In 2007, Sr. Grace returned to Ohio and took up residence and ministry at Grace Place in Cincinnati which was a Catholic Worker House devoted to the care of women in transition.
In 2010, Sr. Grace was asked by Leadership to consider a new ministry focused on providing welcoming hospitality to women on the streets who live with addiction. This ministry was named Tamar's Place and is situated in the Over-the-Rhine neighborhood. Over the years, the ministry has witnessed women recover from their lifestyle choices through the acceptance and love of Sr. Grace. Frequently, you would hear Sr. Grace refer to the clients as "my girls".
She not only believed in the goodness of each woman, she managed to love each one into fuller life.
Within the months of her last illness, she managed to celebrate her 60th Jubilee with joy and delight surrounded by Sisters, family and friends.

So dear Sr.

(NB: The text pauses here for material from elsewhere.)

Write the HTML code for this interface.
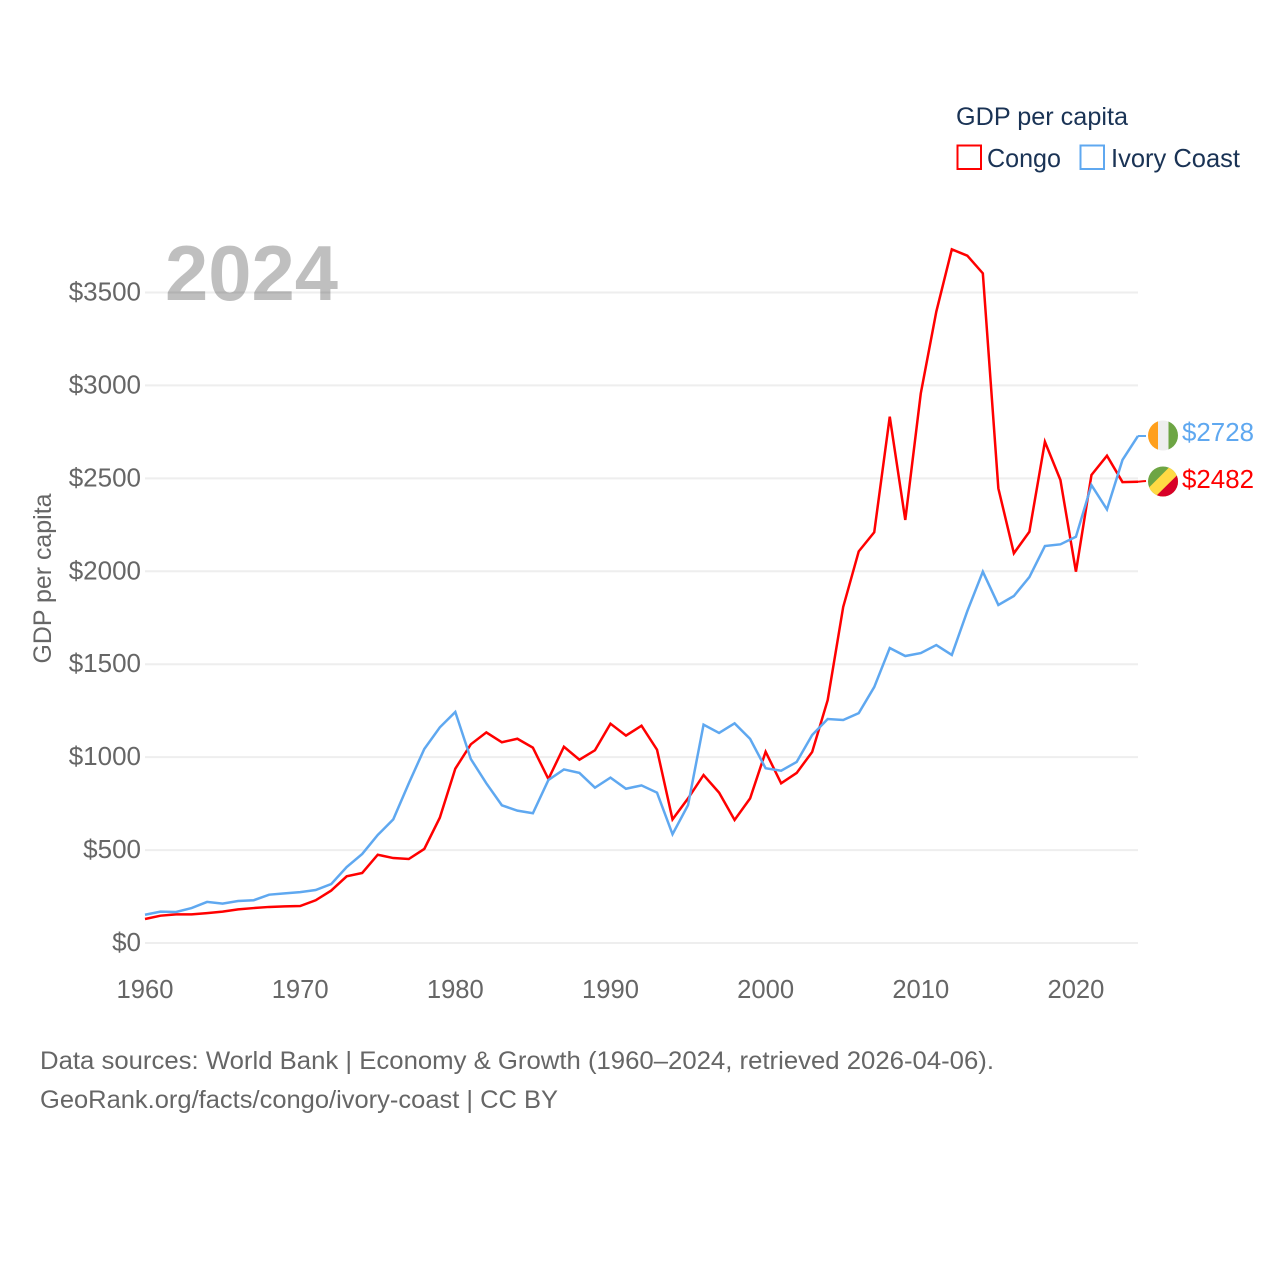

Grace, you have indeed been a very faithful servant to many persons over your incredible lifetime. You have touched many lives and as many souls. May you now know and experience the fullness of God's promise of life for all eternity.
Thank you for your witness to us of what living and dying well looks like in this life. Go forth in peace and with our love.

Written by: Sr. Marilyn Trowbridge
August 5, 2016

Sr. Grace Miriam A Different Drummer

How rare the soul who understands and marches to a beat A little odd, unusual but in the end, so sweet.
Her life took chances, righted wrongs, she saw the hidden good Within so many others hearts and loved them where they stood. Her strength, her joy, that different drum reached out and touched us all – What miracles are possible when we answer Jesus’ call.